Part of a data file
====================

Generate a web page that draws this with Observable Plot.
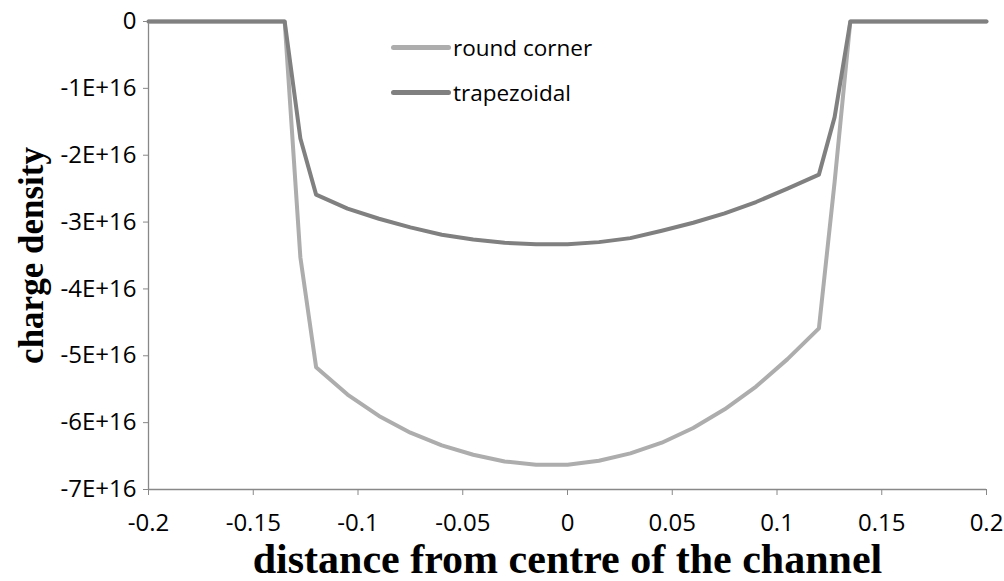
<!DOCTYPE html>
<html>
<head>
<meta charset="utf-8">
<script src="https://cdn.jsdelivr.net/npm/d3@7"></script>
<script src="https://cdn.jsdelivr.net/npm/@observablehq/plot@0.6"></script>
<style>
  html, body { margin: 0; padding: 0; background: #fff; }
  #wrap { position: relative; width: 1004px; height: 581px; }
  .legend { position: absolute; left: 391px; top: 25px; font-family: "Open Sans", sans-serif; font-size: 22.5px; color: #000; }
  .legend .row { display: flex; align-items: center; height: 45px; }
  .legend .sw { width: 60px; height: 5px; border-radius: 3px; margin-right: 2px; }
</style>
</head>
<body>
<div id="wrap">
  <div id="chart"></div>
  <div class="legend" id="legend"></div>
</div>
<script>
// Position across the channel (x) and charge density for both channel shapes
const distance = [-0.2, -0.135, -0.1275, -0.12, -0.105, -0.09, -0.075, -0.06, -0.045, -0.03, -0.015,
  0, 0.015, 0.03, 0.045, 0.06, 0.075, 0.09, 0.105, 0.12, 0.1275, 0.135, 0.2];

const roundCorner = [0, 0, -3.53e16, -5.17e16, -5.58e16, -5.90e16, -6.15e16, -6.34e16, -6.48e16, -6.58e16, -6.63e16,
  -6.63e16, -6.57e16, -6.46e16, -6.30e16, -6.08e16, -5.80e16, -5.46e16, -5.05e16, -4.59e16, -2.4e16, 0, 0];

const trapezoidal = [0, 0, -1.75e16, -2.59e16, -2.80e16, -2.95e16, -3.08e16, -3.19e16, -3.26e16, -3.31e16, -3.33e16,
  -3.33e16, -3.30e16, -3.24e16, -3.13e16, -3.01e16, -2.87e16, -2.70e16, -2.50e16, -2.29e16, -1.43e16, 0, 0];

const seriesNames = ["round corner", "trapezoidal"];
const seriesColors = ["#adadad", "#808080"];

const xTicks = [-0.2, -0.15, -0.1, -0.05, 0, 0.05, 0.1, 0.15, 0.2];
const yTicks = [0, -1e16, -2e16, -3e16, -4e16, -5e16, -6e16, -7e16];

const rows = [
  ...distance.map((d, i) => ({x: d, y: roundCorner[i], series: seriesNames[0]})),
  ...distance.map((d, i) => ({x: d, y: trapezoidal[i], series: seriesNames[1]}))
];

const axisGray = "#888888";
const tickFont = "Open Sans, sans-serif";
const titleFont = "Liberation Serif, Times New Roman, serif";

const chart = Plot.plot({
  width: 1004,
  height: 581,
  marginLeft: 148,
  marginRight: 18,
  marginTop: 21,
  marginBottom: 92,
  style: {fontFamily: tickFont, background: "#fff"},
  x: {domain: [-0.2, 0.2]},
  y: {domain: [-7e16, 0]},
  color: {domain: seriesNames, range: seriesColors},
  marks: [
    Plot.ruleX([-0.2], {stroke: axisGray, strokeWidth: 1.3}),
    Plot.ruleY([-7e16], {stroke: axisGray, strokeWidth: 1.3}),
    Plot.axisY({
      ticks: yTicks,
      tickSize: 5,
      tickPadding: 7,
      stroke: axisGray,
      fill: "#000",
      fontSize: 24,
      label: null,
      tickFormat: d => d === 0 ? "0" : `-${Math.round(-d / 1e16)}E+16`
    }),
    Plot.axisX({
      ticks: xTicks,
      tickSize: 6,
      tickPadding: 18,
      stroke: axisGray,
      fill: "#000",
      fontSize: 24,
      label: null,
      tickFormat: d => String(+d.toFixed(2))
    }),
    Plot.line(rows, {x: "x", y: "y", z: "series", stroke: "series", strokeWidth: 4, strokeLinejoin: "round"}),
    Plot.text(["distance from centre of the channel"], {
      frameAnchor: "bottom", dy: 70, lineAnchor: "middle", textAnchor: "middle",
      fontFamily: titleFont, fontWeight: "bold", fontSize: 42, fill: "#000"
    }),
    Plot.text(["charge density"], {
      frameAnchor: "left", dx: -117, rotate: -90, textAnchor: "middle", lineAnchor: "middle",
      fontFamily: titleFont, fontWeight: "bold", fontSize: 35, fill: "#000"
    })
  ]
});
document.getElementById("chart").appendChild(chart);

// Legend: a line swatch followed by the series name
const legend = d3.select("#legend");
seriesNames.forEach((name, i) => {
  const row = legend.append("div").attr("class", "row");
  row.append("div").attr("class", "sw").style("background", seriesColors[i]);
  row.append("span").text(name);
});
</script>
</body>
</html>
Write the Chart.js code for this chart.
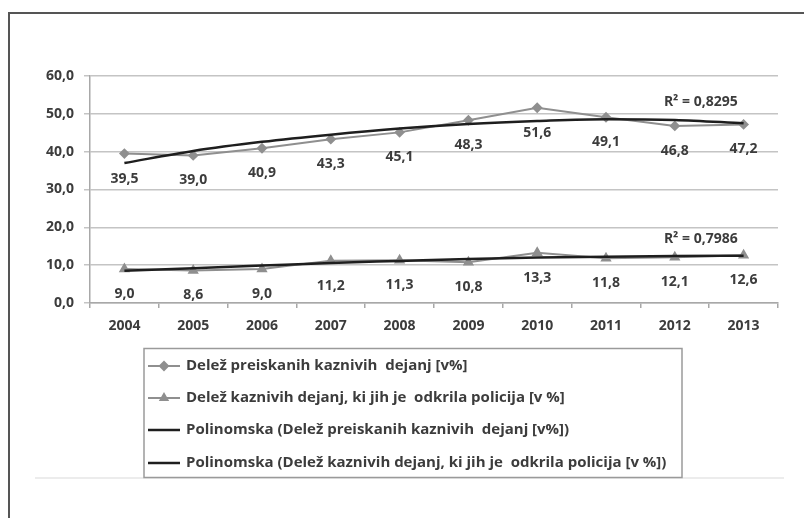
<!DOCTYPE html>
<html>
<head>
<meta charset="utf-8">
<script src="https://cdn.jsdelivr.net/npm/chart.js@4.4.1/dist/chart.umd.min.js"></script>
<style>
  html, body { margin: 0; padding: 0; background: #fff; }
  #wrap { position: relative; width: 804px; height: 518px; overflow: hidden; }
  #frame { position: absolute; left: 8px; top: 12px; width: 900px; height: 600px;
           border-left: 2px solid #555; border-top: 2px solid #555; }
  canvas { position: absolute; left: 0; top: 0; }
</style>
</head>
<body>
<div id="wrap">
  <div id="frame"></div>
  <canvas id="chart" width="804" height="518"></canvas>
</div>
<script>
const years = ["2004", "2005", "2006", "2007", "2008", "2009", "2010", "2011", "2012", "2013"];
const preiskanih = [39.5, 39.0, 40.9, 43.3, 45.1, 48.3, 51.6, 49.1, 46.8, 47.2];
const odkrila = [9.0, 8.6, 9.0, 11.2, 11.3, 10.8, 13.3, 11.8, 12.1, 12.6];
// trend lines
const trendPreiskanih = [37.0, 40.2, 42.6, 44.5, 46.1, 47.3, 48.1, 48.6, 48.4, 47.5];
const trendOdkrila = [8.5, 9.2, 9.9, 10.6, 11.1, 11.6, 12.0, 12.2, 12.4, 12.5];
const yTicks = [0, 10, 20, 30, 40, 50, 60];
const legendLabels = [
  "Delež preiskanih kaznivih  dejanj [v%]",
  "Delež kaznivih dejanj, ki jih je  odkrila policija [v %]",
  "Polinomska (Delež preiskanih kaznivih  dejanj [v%])",
  "Polinomska (Delež kaznivih dejanj, ki jih je  odkrila policija [v %])",
];
const r2Labels = ["R² = 0,8295", "R² = 0,7986"];
const r2Values = [53.2, 16.9];

const fontFam = "'Open Sans', sans-serif";
const textColor = "#3c3c3c";
const seriesGray = "#8f8f8f";
const trendDark = "#1e1e1e";

function fmt(v) {
  return v.toFixed(1).replace(".", ",");
}

const labelsPlugin = {
  id: "labels",
  afterDatasetsDraw(chart) {
    const c = chart.ctx;
    const xs = chart.scales.x;
    const ys = chart.scales.y;
    c.save();
    c.font = "bold 14px " + fontFam;
    c.fillStyle = textColor;
    c.textAlign = "center";
    c.textBaseline = "middle";
    [0, 1].forEach((i) => {
      const meta = chart.getDatasetMeta(i);
      meta.data.forEach((pt, j) => {
        c.fillText(fmt(chart.data.datasets[i].data[j]), pt.x, pt.y + 25);
      });
    });
    // R² labels
    r2Labels.forEach((t, i) => {
      c.fillText(t, xs.getPixelForValue(8) + 26, ys.getPixelForValue(r2Values[i]));
    });
    c.restore();
  },
};

const legendPlugin = {
  id: "boxLegend",
  afterDraw(chart) {
    const c = chart.ctx;
    const ds = chart.data.datasets;
    c.save();
    // faint line under the legend
    c.strokeStyle = "#ececec";
    c.lineWidth = 2;
    c.beginPath();
    c.moveTo(35, 478);
    c.lineTo(784, 478);
    c.stroke();
    // box
    c.strokeStyle = "#9a9a9a";
    c.lineWidth = 1.5;
    c.strokeRect(144, 348.5, 538, 129);
    const rows = [366, 398, 430, 463];
    c.font = "bold 15px " + fontFam;
    c.textBaseline = "middle";
    c.textAlign = "left";
    rows.forEach((y, i) => {
      c.strokeStyle = ds[i].borderColor;
      c.lineWidth = ds[i].borderWidth;
      c.beginPath();
      c.moveTo(148, y);
      c.lineTo(180, y);
      c.stroke();
      if (ds[i].pointRadius > 0) {
        c.fillStyle = ds[i].pointBackgroundColor;
        Chart.helpers.drawPoint(c, { pointStyle: ds[i].pointStyle, radius: 4, borderWidth: 1 }, 164, y);
        c.fill();
      }
      c.fillStyle = textColor;
      c.fillText(legendLabels[i], 186, y);
    });
    c.restore();
  },
};

new Chart(document.getElementById("chart"), {
  type: "line",
  data: {
    labels: years,
    datasets: [
      {
        label: legendLabels[0],
        data: preiskanih,
        borderColor: seriesGray,
        borderWidth: 2,
        pointStyle: "rectRot",
        pointRadius: 4,
        pointBackgroundColor: seriesGray,
        pointBorderColor: seriesGray,
        order: 1,
      },
      {
        label: legendLabels[1],
        data: odkrila,
        borderColor: seriesGray,
        borderWidth: 2,
        pointStyle: "triangle",
        pointRadius: 4.5,
        pointBackgroundColor: seriesGray,
        pointBorderColor: seriesGray,
        order: 1,
      },
      {
        label: legendLabels[2],
        data: trendPreiskanih,
        borderColor: trendDark,
        borderWidth: 2.5,
        pointRadius: 0,
        cubicInterpolationMode: "monotone",
        order: 0,
      },
      {
        label: legendLabels[3],
        data: trendOdkrila,
        borderColor: trendDark,
        borderWidth: 2.5,
        pointRadius: 0,
        cubicInterpolationMode: "monotone",
        order: 0,
      },
    ],
  },
  options: {
    responsive: false,
    animation: false,
    layout: {
      padding: { left: 0, top: 76, right: 26, bottom: 185 },
    },
    plugins: {
      legend: { display: false },
      tooltip: { enabled: false },
    },
    scales: {
      x: {
        offset: true,
        afterFit(scale) {
          scale.height = 30;
        },
        grid: {
          offset: true,
          drawOnChartArea: false,
          drawTicks: true,
          tickLength: 5,
          color: "#a8a8a8",
          lineWidth: 1.5,
        },
        border: { color: "#a8a8a8", width: 1.5 },
        ticks: {
          color: textColor,
          font: { family: fontFam, size: 14, weight: "bold" },
          padding: 10,
        },
      },
      y: {
        min: 0,
        max: 60,
        afterFit(scale) {
          scale.width = 90;
        },
        afterBuildTicks(scale) {
          scale.ticks = yTicks.map((v) => ({ value: v }));
        },
        grid: {
          color: "#c4c4c4",
          lineWidth: 1.5,
          tickLength: 6,
        },
        border: { color: "#a8a8a8", width: 1.5 },
        ticks: {
          color: textColor,
          font: { family: fontFam, size: 14, weight: "bold" },
          padding: 10,
          callback: (v) => fmt(v),
        },
      },
    },
  },
  plugins: [labelsPlugin, legendPlugin],
});
</script>
</body>
</html>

====================

GIVEN INSTRUCTION
Each line with the string "this" in it needs to be found and copied.

THE OUTPUT
Generate a web page that draws this with Observable Plot.
Write the Chart.js code for this chart.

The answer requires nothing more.